=== GIVEN MATERIAL ===

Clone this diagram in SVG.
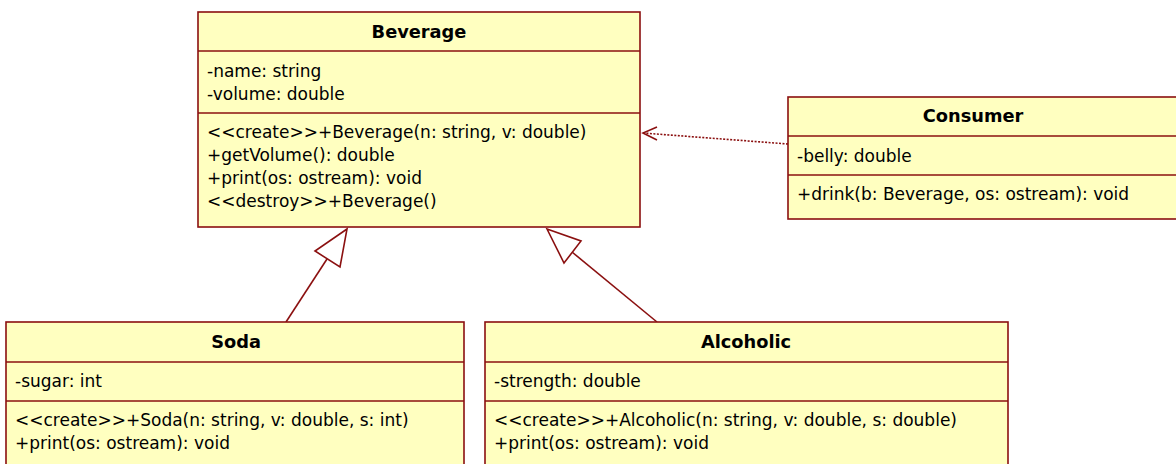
<svg xmlns="http://www.w3.org/2000/svg" width="1176" height="464" viewBox="0 0 1176 464">
<style>
.box{fill:#FFFFC0;stroke:#8B1010;stroke-width:1.6}
.sep{stroke:#8B1010;stroke-width:1.6}
.t{font-family:"DejaVu Sans",Verdana,sans-serif;font-size:17px;fill:#000}
.h{font-family:"DejaVu Sans",Verdana,sans-serif;font-size:17.8px;font-weight:bold;fill:#000;text-anchor:middle}
.con{stroke:#8B1010;stroke-width:1.6;fill:none}
.tri{stroke:#8B1010;stroke-width:1.6;fill:#fff}
</style>
<rect width="1176" height="464" fill="#fff"/>
<g id="connectors">
<path class="con" d="M788,144 L643,133" stroke-dasharray="2,1.5"/>
<path class="con" d="M657,127 L643,133 L657,140"/>
<path class="con" d="M286,322 L327,259"/>
<polygon class="tri" points="347,229 315,251 340,267"/>
<path class="con" d="M657,322 L572,252"/>
<polygon class="tri" points="547,229 581,241 564,263"/>
</g>
<g id="beverage">
<rect class="box" x="198" y="12" width="442" height="215"/>
<line class="sep" x1="198" y1="51" x2="640" y2="51"/>
<line class="sep" x1="198" y1="113" x2="640" y2="113"/>
<text class="h" x="419" y="38">Beverage</text>
<text class="t" x="207" y="77">-name: string</text>
<text class="t" x="207" y="100">-volume: double</text>
<text class="t" x="207" y="138">&lt;&lt;create&gt;&gt;+Beverage(n: string, v: double)</text>
<text class="t" x="207" y="161">+getVolume(): double</text>
<text class="t" x="207" y="184">+print(os: ostream): void</text>
<text class="t" x="207" y="207">&lt;&lt;destroy&gt;&gt;+Beverage()</text>
</g>
<g id="consumer">
<rect class="box" x="788" y="97" width="400" height="122"/>
<line class="sep" x1="788" y1="136" x2="1176" y2="136"/>
<line class="sep" x1="788" y1="175" x2="1176" y2="175"/>
<text class="h" x="973" y="122">Consumer</text>
<text class="t" x="797" y="162">-belly: double</text>
<text class="t" x="797" y="200">+drink(b: Beverage, os: ostream): void</text>
</g>
<g id="soda">
<rect class="box" x="6" y="322" width="458" height="160"/>
<line class="sep" x1="6" y1="362" x2="464" y2="362"/>
<line class="sep" x1="6" y1="401" x2="464" y2="401"/>
<text class="h" x="236" y="348">Soda</text>
<text class="t" x="15" y="387">-sugar: int</text>
<text class="t" x="15" y="426">&lt;&lt;create&gt;&gt;+Soda(n: string, v: double, s: int)</text>
<text class="t" x="15" y="449">+print(os: ostream): void</text>
</g>
<g id="alcoholic">
<rect class="box" x="485" y="322" width="523" height="160"/>
<line class="sep" x1="485" y1="362" x2="1008" y2="362"/>
<line class="sep" x1="485" y1="401" x2="1008" y2="401"/>
<text class="h" x="746" y="348">Alcoholic</text>
<text class="t" x="494" y="387">-strength: double</text>
<text class="t" x="494" y="426">&lt;&lt;create&gt;&gt;+Alcoholic(n: string, v: double, s: double)</text>
<text class="t" x="494" y="449">+print(os: ostream): void</text>
</g>
</svg>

===

→ **WHAT NEEDS TO BE DONE**:
Strip out the pictures and quote the remaining data word for word.

→ **EXERCISE SOLUTION**:
Clone this diagram in SVG.
<svg xmlns="http://www.w3.org/2000/svg" width="1176" height="464" viewBox="0 0 1176 464">
<style>
.box{fill:#FFFFC0;stroke:#8B1010;stroke-width:1.6}
.sep{stroke:#8B1010;stroke-width:1.6}
.t{font-family:"DejaVu Sans",Verdana,sans-serif;font-size:17px;fill:#000}
.h{font-family:"DejaVu Sans",Verdana,sans-serif;font-size:17.8px;font-weight:bold;fill:#000;text-anchor:middle}
.con{stroke:#8B1010;stroke-width:1.6;fill:none}
.tri{stroke:#8B1010;stroke-width:1.6;fill:#fff}
</style>
<rect width="1176" height="464" fill="#fff"/>
<g id="connectors">
<path class="con" d="M788,144 L643,133" stroke-dasharray="2,1.5"/>
<path class="con" d="M657,127 L643,133 L657,140"/>
<path class="con" d="M286,322 L327,259"/>
<polygon class="tri" points="347,229 315,251 340,267"/>
<path class="con" d="M657,322 L572,252"/>
<polygon class="tri" points="547,229 581,241 564,263"/>
</g>
<g id="beverage">
<rect class="box" x="198" y="12" width="442" height="215"/>
<line class="sep" x1="198" y1="51" x2="640" y2="51"/>
<line class="sep" x1="198" y1="113" x2="640" y2="113"/>
<text class="h" x="419" y="38">Beverage</text>
<text class="t" x="207" y="77">-name: string</text>
<text class="t" x="207" y="100">-volume: double</text>
<text class="t" x="207" y="138">&lt;&lt;create&gt;&gt;+Beverage(n: string, v: double)</text>
<text class="t" x="207" y="161">+getVolume(): double</text>
<text class="t" x="207" y="184">+print(os: ostream): void</text>
<text class="t" x="207" y="207">&lt;&lt;destroy&gt;&gt;+Beverage()</text>
</g>
<g id="consumer">
<rect class="box" x="788" y="97" width="400" height="122"/>
<line class="sep" x1="788" y1="136" x2="1176" y2="136"/>
<line class="sep" x1="788" y1="175" x2="1176" y2="175"/>
<text class="h" x="973" y="122">Consumer</text>
<text class="t" x="797" y="162">-belly: double</text>
<text class="t" x="797" y="200">+drink(b: Beverage, os: ostream): void</text>
</g>
<g id="soda">
<rect class="box" x="6" y="322" width="458" height="160"/>
<line class="sep" x1="6" y1="362" x2="464" y2="362"/>
<line class="sep" x1="6" y1="401" x2="464" y2="401"/>
<text class="h" x="236" y="348">Soda</text>
<text class="t" x="15" y="387">-sugar: int</text>
<text class="t" x="15" y="426">&lt;&lt;create&gt;&gt;+Soda(n: string, v: double, s: int)</text>
<text class="t" x="15" y="449">+print(os: ostream): void</text>
</g>
<g id="alcoholic">
<rect class="box" x="485" y="322" width="523" height="160"/>
<line class="sep" x1="485" y1="362" x2="1008" y2="362"/>
<line class="sep" x1="485" y1="401" x2="1008" y2="401"/>
<text class="h" x="746" y="348">Alcoholic</text>
<text class="t" x="494" y="387">-strength: double</text>
<text class="t" x="494" y="426">&lt;&lt;create&gt;&gt;+Alcoholic(n: string, v: double, s: double)</text>
<text class="t" x="494" y="449">+print(os: ostream): void</text>
</g>
</svg>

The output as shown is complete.